10/08/2017

本当らしさ、本物らしさ

映画におけるSFXや食品サンプルなど、如何に見ている人に違和感を与えずフェイクを本物らしく見せるかに注力しているものは沢山ある。そしてそれらの世界では「本物はこうではないのだけど、ちょっとここをこうした方がこの世界観の中ではより本物らしく見える」という処理が加えられることも少なくない。
最初にそんな話を意識したのはスター・ウォーズのエピソード6(1983)のメイキング時のエピソードを読んでいたとき、当時話題になったスピーダーバイクのチェイスシーンについて。背景は高速度カメラで実際の森の中で撮影したものを使っていたが、単にキャラクターを合成するだけではしっくりこず、実写背景にあとから実際には存在しない効果を加えたところより本物らしく見えるようになったというエピソードがある。

さて、マジックの世界ではあるテクニック、例えばテーブルに置いてあるトランプを取り上げる動作のとき実際には見た目以上の何かを行うようなテクニック、を練習する際に良く聞くアドバイスとしてまずは実際にトランプを取り上げる動作を行ってみて、それを手本にその動きに近づくように練習すべし、というのがある。
これを完全に否定するつもりはないし、自分の頭の中で動作イメージを作れない場合は手軽に手本となる動作を手に入れる一手法であると思う。しかしそれを唯一の方法と思ったり、「実際にそれを行ったときの動き」を唯一無二の目指すべきゴールと捉えたり、さらには他者のマジックにアドバイスをするときに「実際にそれをするときにはそうは手は動かない」と言ってみたりするのは思考が画一化しすぎているなと思う。他のフェイクを生み出す芸術がすでに取り入れているのにマジックがまだなかなか目を向けられずにいる視点。
また、本当の動きを鏡の前で繰り返しているうちにそっちの方がぎこちなくよくわからないことになってしまう例も見る。さらにそもそも例えばフレンチドロップなんて練習を始める前に実生活であの動作をやったことある人の方が希だろう。
もちろん、マジックがその点に全く気付かずにいるのかというとそうではなくてデビッド・ロスのシャトルパスなどはフェイクが彼の演技の中では疑問を挟む余地のない説得力を持った動きとして成立している例と言える。リアルなときもあのリズムと流れでやろうと思ったらそのためにもまた練習が必要なくらい、リアルからは遠い動きだがあれを彼が一般的な意味でのリアルに寄せたらマジック全体がもっと怪しく不自然に見えてしまうことは容易に想像出来る。

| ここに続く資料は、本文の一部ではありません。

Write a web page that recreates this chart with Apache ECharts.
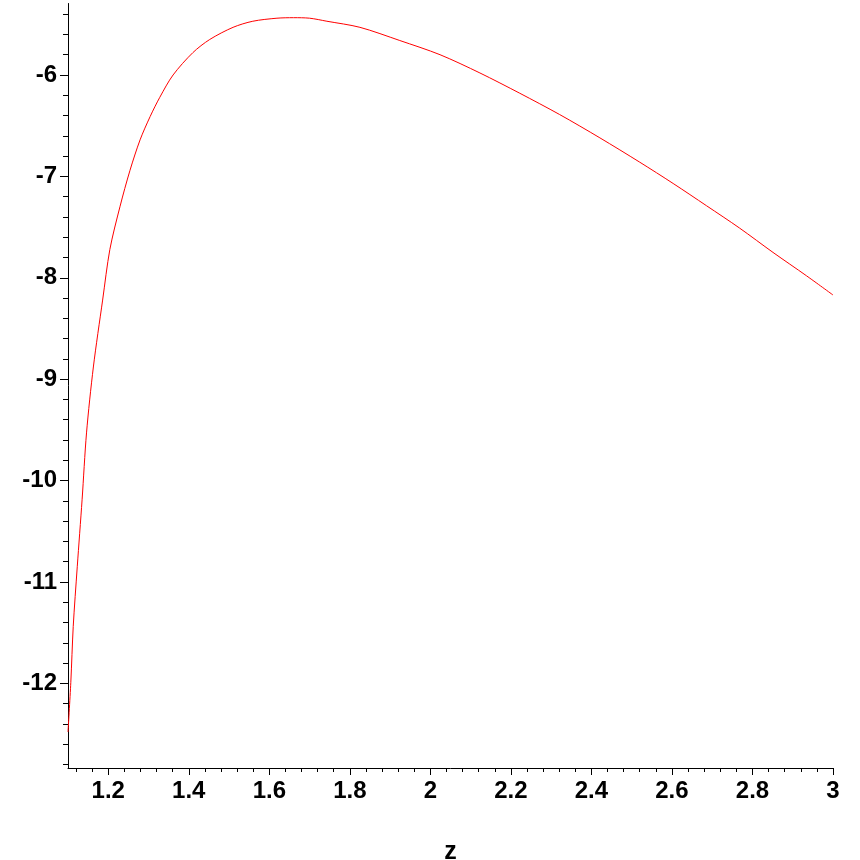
<!DOCTYPE html>
<html>
<head>
<meta charset="utf-8">
<script src="https://cdn.jsdelivr.net/npm/echarts@6/dist/echarts.min.js"></script>
<style>html,body{margin:0;padding:0;background:#fff;}#c{width:860px;height:860px;}</style>
</head>
<body>
<div id="c"></div>
<script>
const zValues = [1.100, 1.107, 1.113, 1.123, 1.135, 1.146, 1.163, 1.186, 1.204, 1.229, 1.254, 1.279, 1.304, 1.328, 1.361, 1.410, 1.452, 1.510, 1.559, 1.619, 1.660, 1.700, 1.743, 1.825, 1.924, 2.024, 2.123, 2.222, 2.321, 2.421, 2.520, 2.603, 2.686, 2.768, 2.851, 2.934, 3.000];
const fValues = [-12.48, -11.99, -11.44, -10.85, -10.19, -9.53, -8.88, -8.22, -7.72, -7.30, -6.94, -6.64, -6.41, -6.22, -6.00, -5.78, -5.65, -5.53, -5.47, -5.44, -5.435, -5.44, -5.47, -5.53, -5.66, -5.80, -5.98, -6.18, -6.39, -6.62, -6.86, -7.07, -7.29, -7.51, -7.75, -7.98, -8.17];
const xTickLabels = [1.2, 1.4, 1.6, 1.8, 2, 2.2, 2.4, 2.6, 2.8, 3];
const yTickLabels = [-12, -11, -10, -9, -8, -7, -6];
const xMinorTicks = [];
for (let i = 0; i <= 47; i++) xMinorTicks.push(+(1.12 + i * 0.04).toFixed(2));
const yMinorTicks = [];
for (let i = 0; i <= 37; i++) yMinorTicks.push(+(-12.8 + i * 0.2).toFixed(1));

const X_MIN = 1.1, X_MAX = 3.0, Y_MIN = -12.835, Y_MAX = -5.295;
const font = '"Liberation Sans", Arial, sans-serif';

const chart = echarts.init(document.getElementById('c'), null, {renderer: 'canvas'});
chart.setOption({
  animation: false,
  backgroundColor: '#ffffff',
  grid: {left: 68, right: 27, top: 3.5, bottom: 92, containLabel: false, outerBoundsMode: 'none'},
  xAxis: [
    {
      type: 'value', min: X_MIN, max: X_MAX,
      name: 'z', nameLocation: 'middle', nameGap: 72,
      nameTextStyle: {color: '#000', fontSize: 25, fontWeight: 'bold', fontFamily: font},
      axisLine: {show: true, onZero: false, lineStyle: {color: '#000', width: 1}},
      axisTick: {show: true, length: 7, customValues: xTickLabels, lineStyle: {color: '#000'}},
      axisLabel: {show: true, customValues: xTickLabels, margin: 11, color: '#000', fontSize: 24, fontWeight: 'bold', fontFamily: font,
        formatter: v => String(v)},
      splitLine: {show: false}
    },
    {
      type: 'value', min: X_MIN, max: X_MAX, position: 'bottom',
      axisLine: {show: false},
      axisTick: {show: true, length: 4, customValues: xMinorTicks, lineStyle: {color: '#000'}},
      axisLabel: {show: false},
      splitLine: {show: false}
    }
  ],
  yAxis: [
    {
      type: 'value', min: Y_MIN, max: Y_MAX,
      axisLine: {show: true, onZero: false, lineStyle: {color: '#000', width: 1}},
      axisTick: {show: true, length: 8, customValues: yTickLabels, lineStyle: {color: '#000'}},
      axisLabel: {show: true, customValues: yTickLabels, margin: 11, padding: [6, 0, 0, 0], color: '#000', fontSize: 24, fontWeight: 'bold', fontFamily: font,
        formatter: v => String(v)},
      splitLine: {show: false}
    },
    {
      type: 'value', min: Y_MIN, max: Y_MAX, position: 'left',
      axisLine: {show: false},
      axisTick: {show: true, length: 5, customValues: yMinorTicks, lineStyle: {color: '#000'}},
      axisLabel: {show: false},
      splitLine: {show: false}
    }
  ],
  series: [{
    type: 'line',
    xAxisIndex: 0, yAxisIndex: 0,
    data: zValues.map((z, i) => [z, fValues[i]]),
    showSymbol: false,
    smooth: 0.3,
    lineStyle: {color: '#ff0000', width: 1},
    clip: true
  }]
});
</script>
</body>
</html>
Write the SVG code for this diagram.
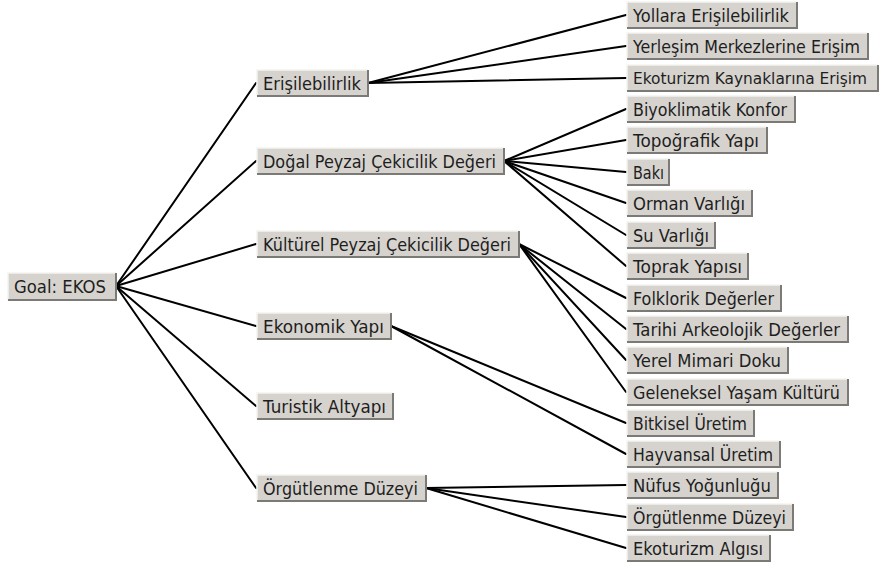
<svg xmlns="http://www.w3.org/2000/svg" width="882" height="565" viewBox="0 0 882 565">
<style>
.face{fill:#d6d3ce}
.hi{fill:none;stroke:#f4f3f0;stroke-width:1.5}
.sh{fill:none;stroke:#7c7a76;stroke-width:2}
text{font-family:"DejaVu Sans","Liberation Sans",sans-serif;font-size:17.5px;fill:#1e1e1e}
.c line{stroke:#000;stroke-width:2;stroke-linecap:round}
</style>
<rect width="882" height="565" fill="#fff"/>
<g class="c" id="connectors">
<line x1="116" y1="286" x2="256" y2="83"/>
<line x1="116" y1="286" x2="256" y2="161"/>
<line x1="116" y1="286" x2="256" y2="244"/>
<line x1="116" y1="286" x2="256" y2="326"/>
<line x1="116" y1="286" x2="256" y2="406"/>
<line x1="116" y1="286" x2="256" y2="488"/>
<line x1="368" y1="83" x2="626" y2="15"/>
<line x1="368" y1="83" x2="626" y2="46"/>
<line x1="368" y1="83" x2="626" y2="78"/>
<line x1="504" y1="161" x2="626" y2="109"/>
<line x1="504" y1="161" x2="626" y2="140"/>
<line x1="504" y1="161" x2="626" y2="172"/>
<line x1="504" y1="161" x2="626" y2="203"/>
<line x1="504" y1="161" x2="626" y2="235"/>
<line x1="504" y1="161" x2="626" y2="266"/>
<line x1="519" y1="244" x2="626" y2="298"/>
<line x1="519" y1="244" x2="626" y2="329"/>
<line x1="519" y1="244" x2="626" y2="360"/>
<line x1="519" y1="244" x2="626" y2="392"/>
<line x1="391" y1="326" x2="626" y2="423"/>
<line x1="391" y1="326" x2="626" y2="454"/>
<line x1="426" y1="488" x2="626" y2="485"/>
<line x1="426" y1="488" x2="626" y2="517"/>
<line x1="426" y1="488" x2="626" y2="548"/>
</g>
<g id="goal"><rect class="face" x="8" y="273" width="108" height="27"/><path class="hi" d="M8,300V273H116"/><path class="sh" d="M8,300H116V273"/><text x="14" y="293" textLength="92" lengthAdjust="spacingAndGlyphs">Goal: EKOS</text></g>
<g id="erisilebilirlik"><rect class="face" x="257" y="70" width="111" height="26"/><path class="hi" d="M257,96V70H368"/><path class="sh" d="M257,96H368V70"/><text x="263" y="89.5" textLength="98" lengthAdjust="spacingAndGlyphs">Erişilebilirlik</text></g>
<g id="dogal"><rect class="face" x="257" y="148" width="247" height="26"/><path class="hi" d="M257,174V148H504"/><path class="sh" d="M257,174H504V148"/><text x="263" y="167.5" textLength="233" lengthAdjust="spacingAndGlyphs">Doğal Peyzaj Çekicilik Değeri</text></g>
<g id="kulturel"><rect class="face" x="257" y="231" width="262" height="26"/><path class="hi" d="M257,257V231H519"/><path class="sh" d="M257,257H519V231"/><text x="263" y="250.5" textLength="248" lengthAdjust="spacingAndGlyphs">Kültürel Peyzaj Çekicilik Değeri</text></g>
<g id="ekonomik"><rect class="face" x="257" y="313" width="134" height="26"/><path class="hi" d="M257,339V313H391"/><path class="sh" d="M257,339H391V313"/><text x="263" y="332.5" textLength="121" lengthAdjust="spacingAndGlyphs">Ekonomik Yapı</text></g>
<g id="turistik"><rect class="face" x="257" y="393" width="136" height="26"/><path class="hi" d="M257,419V393H393"/><path class="sh" d="M257,419H393V393"/><text x="263" y="412.5" textLength="123" lengthAdjust="spacingAndGlyphs">Turistik Altyapı</text></g>
<g id="orgutlenme"><rect class="face" x="257" y="475" width="169" height="26"/><path class="hi" d="M257,501V475H426"/><path class="sh" d="M257,501H426V475"/><text x="263" y="494.5" textLength="155" lengthAdjust="spacingAndGlyphs">Örgütlenme Düzeyi</text></g>
<g id="yollara"><rect class="face" x="627" y="2" width="170" height="26"/><path class="hi" d="M627,28V2H797"/><path class="sh" d="M627,28H797V2"/><text x="633" y="21.5" textLength="156" lengthAdjust="spacingAndGlyphs">Yollara Erişilebilirlik</text></g>
<g id="yerlesim"><rect class="face" x="627" y="33" width="241" height="26"/><path class="hi" d="M627,59V33H868"/><path class="sh" d="M627,59H868V33"/><text x="633" y="52.5" textLength="227" lengthAdjust="spacingAndGlyphs">Yerleşim Merkezlerine Erişim</text></g>
<g id="ekoturizm-kaynak"><rect class="face" x="627" y="65" width="251" height="26"/><path class="hi" d="M627,91V65H878"/><path class="sh" d="M627,91H878V65"/><text x="633" y="84" style="font-size:16px" textLength="234" lengthAdjust="spacingAndGlyphs">Ekoturizm Kaynaklarına Erişim</text></g>
<g id="biyoklimatik"><rect class="face" x="627" y="96" width="168" height="26"/><path class="hi" d="M627,122V96H795"/><path class="sh" d="M627,122H795V96"/><text x="633" y="115.5" textLength="154" lengthAdjust="spacingAndGlyphs">Biyoklimatik Konfor</text></g>
<g id="topografik"><rect class="face" x="627" y="127" width="140" height="26"/><path class="hi" d="M627,153V127H767"/><path class="sh" d="M627,153H767V127"/><text x="633" y="146.5" textLength="126" lengthAdjust="spacingAndGlyphs">Topoğrafik Yapı</text></g>
<g id="baki"><rect class="face" x="627" y="159" width="42" height="26"/><path class="hi" d="M627,185V159H669"/><path class="sh" d="M627,185H669V159"/><text x="633" y="178.5" textLength="31" lengthAdjust="spacingAndGlyphs">Bakı</text></g>
<g id="orman"><rect class="face" x="627" y="190" width="125" height="26"/><path class="hi" d="M627,216V190H752"/><path class="sh" d="M627,216H752V190"/><text x="633" y="209.5" textLength="112" lengthAdjust="spacingAndGlyphs">Orman Varlığı</text></g>
<g id="su"><rect class="face" x="627" y="222" width="88" height="26"/><path class="hi" d="M627,248V222H715"/><path class="sh" d="M627,248H715V222"/><text x="633" y="241.5" textLength="76" lengthAdjust="spacingAndGlyphs">Su Varlığı</text></g>
<g id="toprak"><rect class="face" x="627" y="253" width="121" height="26"/><path class="hi" d="M627,279V253H748"/><path class="sh" d="M627,279H748V253"/><text x="633" y="272.5" textLength="109" lengthAdjust="spacingAndGlyphs">Toprak Yapısı</text></g>
<g id="folklorik"><rect class="face" x="627" y="285" width="154" height="26"/><path class="hi" d="M627,311V285H781"/><path class="sh" d="M627,311H781V285"/><text x="633" y="304.5" textLength="141" lengthAdjust="spacingAndGlyphs">Folklorik Değerler</text></g>
<g id="tarihi"><rect class="face" x="627" y="316" width="221" height="26"/><path class="hi" d="M627,342V316H848"/><path class="sh" d="M627,342H848V316"/><text x="633" y="335.5" textLength="207" lengthAdjust="spacingAndGlyphs">Tarihi Arkeolojik Değerler</text></g>
<g id="yerel"><rect class="face" x="627" y="347" width="161" height="26"/><path class="hi" d="M627,373V347H788"/><path class="sh" d="M627,373H788V347"/><text x="633" y="366.5" textLength="148" lengthAdjust="spacingAndGlyphs">Yerel Mimari Doku</text></g>
<g id="geleneksel"><rect class="face" x="627" y="379" width="221" height="26"/><path class="hi" d="M627,405V379H848"/><path class="sh" d="M627,405H848V379"/><text x="633" y="398.5" textLength="207" lengthAdjust="spacingAndGlyphs">Geleneksel Yaşam Kültürü</text></g>
<g id="bitkisel"><rect class="face" x="627" y="410" width="127" height="26"/><path class="hi" d="M627,436V410H754"/><path class="sh" d="M627,436H754V410"/><text x="633" y="429.5" textLength="114" lengthAdjust="spacingAndGlyphs">Bitkisel Üretim</text></g>
<g id="hayvansal"><rect class="face" x="627" y="441" width="153" height="26"/><path class="hi" d="M627,467V441H780"/><path class="sh" d="M627,467H780V441"/><text x="633" y="460.5" textLength="140" lengthAdjust="spacingAndGlyphs">Hayvansal Üretim</text></g>
<g id="nufus"><rect class="face" x="627" y="472" width="151" height="26"/><path class="hi" d="M627,498V472H778"/><path class="sh" d="M627,498H778V472"/><text x="633" y="491.5" textLength="138" lengthAdjust="spacingAndGlyphs">Nüfus Yoğunluğu</text></g>
<g id="orgutlenme-duzeyi"><rect class="face" x="627" y="504" width="166" height="26"/><path class="hi" d="M627,530V504H793"/><path class="sh" d="M627,530H793V504"/><text x="633" y="523.5" textLength="153" lengthAdjust="spacingAndGlyphs">Örgütlenme Düzeyi</text></g>
<g id="ekoturizm-algisi"><rect class="face" x="627" y="535" width="143" height="26"/><path class="hi" d="M627,561V535H770"/><path class="sh" d="M627,561H770V535"/><text x="633" y="554.5" textLength="130" lengthAdjust="spacingAndGlyphs">Ekoturizm Algısı</text></g>
</svg>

マジックの演技での動作のありようは、例えば音楽においてある箇所にどんなフレーズを入れるかにも似ているかもしれない。どんなに良く出来たフレーズでも前後のつながり、リズムに違和感があればそこだけ悪目立ちしてしまう。如何にそこに溶け込んでつなぎ目が見えなくなるかが大事で実際の動作との距離がどれくらいかにのみ目を向けるのは必ずしも良い結果を生まない。
などと、よく知りもしない音楽を例えに出して書いてしまい、自分が知っていることを説明するためによく知りもしない分野を引き合いに出すのは何て筋が悪いのだろうと思ったのでした。気をつけます。はい。